Meeting the AI Moment: New America’s Civic AI Summit

Blog Post
Data points flicker and connect across the Boston skyline.
VideoFlow via Shutterstock
Oct. 21, 2025

Last week in Boston, New America's RethinkAI initiative brought together leaders from local and state governments, universities, civil society, and corporations for the Civic AI Summit: a day dedicated to reimagining how artificial intelligence can serve the public good. At a moment when governments at all levels grapple with how to harness AI responsibly, the summit catalyzed shared learning and honest dialogues about the opportunities and challenges ahead.

A New Vision for Public AI

The summit prompted attendees to go beyond viewing AI as a tool for efficiency and instead place people at the center of how governments leverage technology. This vision, detailed in RethinkAI's new report, Making AI Work for the Public, seeks to improve the relationship between governments implementing the technology and the communities they serve. Rather than reinforce the status quo, the report’s proposed framework guides civic partners to build more responsive public institutions by

(1) adapting to the amplified demand AI unleashes,

(2) building shared civic infrastructure that enables genuine listening at scale, and

(3) cultivating two-way accountability that deepens public trust.

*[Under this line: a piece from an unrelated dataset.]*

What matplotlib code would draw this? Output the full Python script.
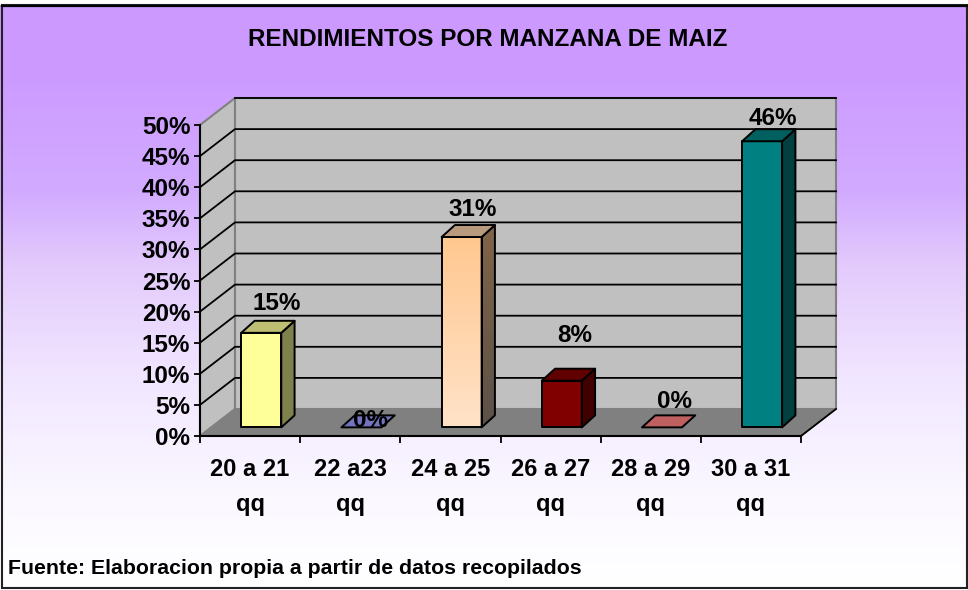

The day opened with welcome remarks from Lilian Coral, vice president of technology and democracy at New America; Neil Kleiman, senior fellow and professor at Northeastern University’s Burnes Center for Social Change; and Eric Gordon, director of the Center for Media Innovation & Social Impact at Boston University. They galvanized attendees for panels and breakout sessions dedicated to AI implementation that increases transparency in government, deepens public engagement, and shifts power back to communities.

Learning from Practice

Participants heard directly from practitioners who are implementing AI to improve communities’ well-being. A morning panel on "Civic AI in Practice," moderated by Mai-Ling Garcia, director of emerging technologies and AI at Johns Hopkins University’s Bloomberg Center for Public Excellence and Government Innovation, featured insights from community leaders and government officials, including Shin-pei Tsay, Chief of Research and Data for the City of Boston. Panelists highlighted trust and meaningful community engagement as both opportunities and barriers to unlocking civic AI’s potential to put people’s needs at the center of technological advancement in public life.

An afternoon session, "Who's Who in the Ecosystem of Civic AI," showcased the breadth of organizations working in this space and how they’re partnering with public and private institutions—from U.S. Digital Response, a nonprofit that supports governments in meeting the needs of their people, to Partnership for Innovation, a coalition creating opportunities for people across the South to thrive in the innovation ecosystem.

Amen Ra Mashariki, director of AI and data strategies at the Bezos Earth Fund, shared how the foundation wants to catalyze advanced AI technologies that can have on‐the-ground impacts in climate and nature. Mashariki encouraged attendees looking to leverage AI for public good to think of it as an invention like the telescope. The telescope helped us know things that were previously unknowable about our universe. Similarly, AI, applied creatively and responsibly, can help us make sense of data we couldn’t make sense of before.

Through workshops and lightning talks, participants explored the opportunities and barriers to implementing more civic AI into their own work, including

  • Building and maintaining trust in both government and technology
  • Augmenting government capacity not just to improve efficiency but rather to surface deeper problems, blind spots, and possibilities
  • Establishing appropriate data governance and management foundations for AI use
  • Identifying the human, institutional, and governance challenges that come with adopting AI at scale
  • Navigating how technology intersects with policy, politics, and departmental silos across the government

Looking Ahead

Participants left the summit with new connections and a renewed energy for civic AI. The ideas sparked at the event will inform AI development, implementation, and adoption that serve the public interest.